— BEGIN Data shown —

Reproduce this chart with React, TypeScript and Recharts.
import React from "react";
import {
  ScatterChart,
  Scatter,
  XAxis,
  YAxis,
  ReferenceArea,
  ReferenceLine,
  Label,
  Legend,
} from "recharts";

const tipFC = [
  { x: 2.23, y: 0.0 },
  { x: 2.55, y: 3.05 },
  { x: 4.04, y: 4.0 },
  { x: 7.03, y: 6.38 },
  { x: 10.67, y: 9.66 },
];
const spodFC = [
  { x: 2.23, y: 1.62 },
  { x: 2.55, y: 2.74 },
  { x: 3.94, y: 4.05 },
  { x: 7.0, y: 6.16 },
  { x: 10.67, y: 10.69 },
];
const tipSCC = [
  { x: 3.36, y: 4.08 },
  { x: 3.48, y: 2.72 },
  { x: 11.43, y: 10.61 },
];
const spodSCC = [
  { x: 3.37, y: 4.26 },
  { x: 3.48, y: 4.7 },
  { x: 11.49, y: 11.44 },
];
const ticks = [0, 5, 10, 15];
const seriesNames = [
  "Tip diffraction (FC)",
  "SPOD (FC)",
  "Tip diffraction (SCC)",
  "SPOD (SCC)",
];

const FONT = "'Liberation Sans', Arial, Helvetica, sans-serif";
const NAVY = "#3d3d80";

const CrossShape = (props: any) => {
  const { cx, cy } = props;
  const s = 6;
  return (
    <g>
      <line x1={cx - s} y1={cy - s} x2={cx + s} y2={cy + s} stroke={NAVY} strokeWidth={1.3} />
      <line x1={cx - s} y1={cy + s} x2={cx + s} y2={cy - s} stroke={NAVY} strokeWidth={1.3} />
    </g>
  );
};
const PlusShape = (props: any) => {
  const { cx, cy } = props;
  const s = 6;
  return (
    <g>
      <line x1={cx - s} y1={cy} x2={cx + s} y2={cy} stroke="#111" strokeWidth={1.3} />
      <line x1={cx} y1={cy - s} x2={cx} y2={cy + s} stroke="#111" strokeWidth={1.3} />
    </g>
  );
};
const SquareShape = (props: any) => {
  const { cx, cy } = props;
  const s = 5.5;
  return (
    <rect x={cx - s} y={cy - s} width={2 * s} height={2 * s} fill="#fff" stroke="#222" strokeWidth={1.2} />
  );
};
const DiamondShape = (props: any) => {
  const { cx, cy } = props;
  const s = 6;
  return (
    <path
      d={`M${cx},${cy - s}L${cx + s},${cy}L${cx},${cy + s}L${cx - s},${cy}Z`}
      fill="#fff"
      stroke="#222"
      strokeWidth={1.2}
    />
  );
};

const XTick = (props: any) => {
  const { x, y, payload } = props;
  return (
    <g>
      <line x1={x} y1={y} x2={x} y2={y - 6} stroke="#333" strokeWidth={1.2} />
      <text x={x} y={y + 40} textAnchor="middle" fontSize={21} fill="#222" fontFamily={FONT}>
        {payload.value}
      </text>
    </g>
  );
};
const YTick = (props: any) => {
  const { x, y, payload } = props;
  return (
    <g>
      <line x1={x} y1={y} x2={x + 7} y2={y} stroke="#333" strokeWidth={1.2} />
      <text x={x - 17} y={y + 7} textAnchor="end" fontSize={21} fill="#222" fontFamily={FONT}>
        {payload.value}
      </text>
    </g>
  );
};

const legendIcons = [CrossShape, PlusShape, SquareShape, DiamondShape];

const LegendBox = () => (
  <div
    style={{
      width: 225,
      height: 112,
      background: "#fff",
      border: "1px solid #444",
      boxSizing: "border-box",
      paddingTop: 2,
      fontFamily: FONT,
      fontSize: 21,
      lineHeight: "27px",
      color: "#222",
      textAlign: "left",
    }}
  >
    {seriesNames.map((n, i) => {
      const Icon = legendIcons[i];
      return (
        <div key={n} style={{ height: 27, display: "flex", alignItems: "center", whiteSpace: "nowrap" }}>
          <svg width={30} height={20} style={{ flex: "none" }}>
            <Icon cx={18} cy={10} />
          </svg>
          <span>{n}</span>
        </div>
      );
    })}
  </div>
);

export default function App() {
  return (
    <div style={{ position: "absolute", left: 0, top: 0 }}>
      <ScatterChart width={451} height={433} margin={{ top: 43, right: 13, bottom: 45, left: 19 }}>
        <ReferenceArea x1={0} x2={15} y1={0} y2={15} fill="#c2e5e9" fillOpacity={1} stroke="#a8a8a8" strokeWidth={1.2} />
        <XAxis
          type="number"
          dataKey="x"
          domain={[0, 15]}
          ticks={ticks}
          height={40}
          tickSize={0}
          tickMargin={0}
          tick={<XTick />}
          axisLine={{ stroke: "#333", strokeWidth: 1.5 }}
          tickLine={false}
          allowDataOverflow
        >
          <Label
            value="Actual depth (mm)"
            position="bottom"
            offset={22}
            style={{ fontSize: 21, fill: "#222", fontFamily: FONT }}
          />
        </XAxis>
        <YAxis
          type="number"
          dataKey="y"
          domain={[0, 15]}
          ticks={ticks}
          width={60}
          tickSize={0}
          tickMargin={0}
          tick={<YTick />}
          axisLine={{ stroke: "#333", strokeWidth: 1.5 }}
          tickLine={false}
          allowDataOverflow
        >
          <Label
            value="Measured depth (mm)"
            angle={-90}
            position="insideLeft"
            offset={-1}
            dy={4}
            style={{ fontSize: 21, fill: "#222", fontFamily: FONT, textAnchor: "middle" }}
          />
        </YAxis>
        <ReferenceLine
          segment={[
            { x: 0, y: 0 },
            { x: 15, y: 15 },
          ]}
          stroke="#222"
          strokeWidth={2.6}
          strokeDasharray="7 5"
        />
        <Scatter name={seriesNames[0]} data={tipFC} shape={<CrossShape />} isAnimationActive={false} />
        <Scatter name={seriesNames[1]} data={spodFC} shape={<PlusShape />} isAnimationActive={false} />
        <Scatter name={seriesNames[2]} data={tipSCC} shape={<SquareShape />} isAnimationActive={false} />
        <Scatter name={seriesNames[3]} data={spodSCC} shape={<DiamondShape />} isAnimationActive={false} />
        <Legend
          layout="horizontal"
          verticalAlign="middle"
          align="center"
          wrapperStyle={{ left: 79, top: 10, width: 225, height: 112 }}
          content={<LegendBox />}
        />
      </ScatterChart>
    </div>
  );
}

— END Data shown —

Give the listing again, word for word.

● **Response to the task**:
Reproduce this chart with React, TypeScript and Recharts.
import React from "react";
import {
  ScatterChart,
  Scatter,
  XAxis,
  YAxis,
  ReferenceArea,
  ReferenceLine,
  Label,
  Legend,
} from "recharts";

const tipFC = [
  { x: 2.23, y: 0.0 },
  { x: 2.55, y: 3.05 },
  { x: 4.04, y: 4.0 },
  { x: 7.03, y: 6.38 },
  { x: 10.67, y: 9.66 },
];
const spodFC = [
  { x: 2.23, y: 1.62 },
  { x: 2.55, y: 2.74 },
  { x: 3.94, y: 4.05 },
  { x: 7.0, y: 6.16 },
  { x: 10.67, y: 10.69 },
];
const tipSCC = [
  { x: 3.36, y: 4.08 },
  { x: 3.48, y: 2.72 },
  { x: 11.43, y: 10.61 },
];
const spodSCC = [
  { x: 3.37, y: 4.26 },
  { x: 3.48, y: 4.7 },
  { x: 11.49, y: 11.44 },
];
const ticks = [0, 5, 10, 15];
const seriesNames = [
  "Tip diffraction (FC)",
  "SPOD (FC)",
  "Tip diffraction (SCC)",
  "SPOD (SCC)",
];

const FONT = "'Liberation Sans', Arial, Helvetica, sans-serif";
const NAVY = "#3d3d80";

const CrossShape = (props: any) => {
  const { cx, cy } = props;
  const s = 6;
  return (
    <g>
      <line x1={cx - s} y1={cy - s} x2={cx + s} y2={cy + s} stroke={NAVY} strokeWidth={1.3} />
      <line x1={cx - s} y1={cy + s} x2={cx + s} y2={cy - s} stroke={NAVY} strokeWidth={1.3} />
    </g>
  );
};
const PlusShape = (props: any) => {
  const { cx, cy } = props;
  const s = 6;
  return (
    <g>
      <line x1={cx - s} y1={cy} x2={cx + s} y2={cy} stroke="#111" strokeWidth={1.3} />
      <line x1={cx} y1={cy - s} x2={cx} y2={cy + s} stroke="#111" strokeWidth={1.3} />
    </g>
  );
};
const SquareShape = (props: any) => {
  const { cx, cy } = props;
  const s = 5.5;
  return (
    <rect x={cx - s} y={cy - s} width={2 * s} height={2 * s} fill="#fff" stroke="#222" strokeWidth={1.2} />
  );
};
const DiamondShape = (props: any) => {
  const { cx, cy } = props;
  const s = 6;
  return (
    <path
      d={`M${cx},${cy - s}L${cx + s},${cy}L${cx},${cy + s}L${cx - s},${cy}Z`}
      fill="#fff"
      stroke="#222"
      strokeWidth={1.2}
    />
  );
};

const XTick = (props: any) => {
  const { x, y, payload } = props;
  return (
    <g>
      <line x1={x} y1={y} x2={x} y2={y - 6} stroke="#333" strokeWidth={1.2} />
      <text x={x} y={y + 40} textAnchor="middle" fontSize={21} fill="#222" fontFamily={FONT}>
        {payload.value}
      </text>
    </g>
  );
};
const YTick = (props: any) => {
  const { x, y, payload } = props;
  return (
    <g>
      <line x1={x} y1={y} x2={x + 7} y2={y} stroke="#333" strokeWidth={1.2} />
      <text x={x - 17} y={y + 7} textAnchor="end" fontSize={21} fill="#222" fontFamily={FONT}>
        {payload.value}
      </text>
    </g>
  );
};

const legendIcons = [CrossShape, PlusShape, SquareShape, DiamondShape];

const LegendBox = () => (
  <div
    style={{
      width: 225,
      height: 112,
      background: "#fff",
      border: "1px solid #444",
      boxSizing: "border-box",
      paddingTop: 2,
      fontFamily: FONT,
      fontSize: 21,
      lineHeight: "27px",
      color: "#222",
      textAlign: "left",
    }}
  >
    {seriesNames.map((n, i) => {
      const Icon = legendIcons[i];
      return (
        <div key={n} style={{ height: 27, display: "flex", alignItems: "center", whiteSpace: "nowrap" }}>
          <svg width={30} height={20} style={{ flex: "none" }}>
            <Icon cx={18} cy={10} />
          </svg>
          <span>{n}</span>
        </div>
      );
    })}
  </div>
);

export default function App() {
  return (
    <div style={{ position: "absolute", left: 0, top: 0 }}>
      <ScatterChart width={451} height={433} margin={{ top: 43, right: 13, bottom: 45, left: 19 }}>
        <ReferenceArea x1={0} x2={15} y1={0} y2={15} fill="#c2e5e9" fillOpacity={1} stroke="#a8a8a8" strokeWidth={1.2} />
        <XAxis
          type="number"
          dataKey="x"
          domain={[0, 15]}
          ticks={ticks}
          height={40}
          tickSize={0}
          tickMargin={0}
          tick={<XTick />}
          axisLine={{ stroke: "#333", strokeWidth: 1.5 }}
          tickLine={false}
          allowDataOverflow
        >
          <Label
            value="Actual depth (mm)"
            position="bottom"
            offset={22}
            style={{ fontSize: 21, fill: "#222", fontFamily: FONT }}
          />
        </XAxis>
        <YAxis
          type="number"
          dataKey="y"
          domain={[0, 15]}
          ticks={ticks}
          width={60}
          tickSize={0}
          tickMargin={0}
          tick={<YTick />}
          axisLine={{ stroke: "#333", strokeWidth: 1.5 }}
          tickLine={false}
          allowDataOverflow
        >
          <Label
            value="Measured depth (mm)"
            angle={-90}
            position="insideLeft"
            offset={-1}
            dy={4}
            style={{ fontSize: 21, fill: "#222", fontFamily: FONT, textAnchor: "middle" }}
          />
        </YAxis>
        <ReferenceLine
          segment={[
            { x: 0, y: 0 },
            { x: 15, y: 15 },
          ]}
          stroke="#222"
          strokeWidth={2.6}
          strokeDasharray="7 5"
        />
        <Scatter name={seriesNames[0]} data={tipFC} shape={<CrossShape />} isAnimationActive={false} />
        <Scatter name={seriesNames[1]} data={spodFC} shape={<PlusShape />} isAnimationActive={false} />
        <Scatter name={seriesNames[2]} data={tipSCC} shape={<SquareShape />} isAnimationActive={false} />
        <Scatter name={seriesNames[3]} data={spodSCC} shape={<DiamondShape />} isAnimationActive={false} />
        <Legend
          layout="horizontal"
          verticalAlign="middle"
          align="center"
          wrapperStyle={{ left: 79, top: 10, width: 225, height: 112 }}
          content={<LegendBox />}
        />
      </ScatterChart>
    </div>
  );
}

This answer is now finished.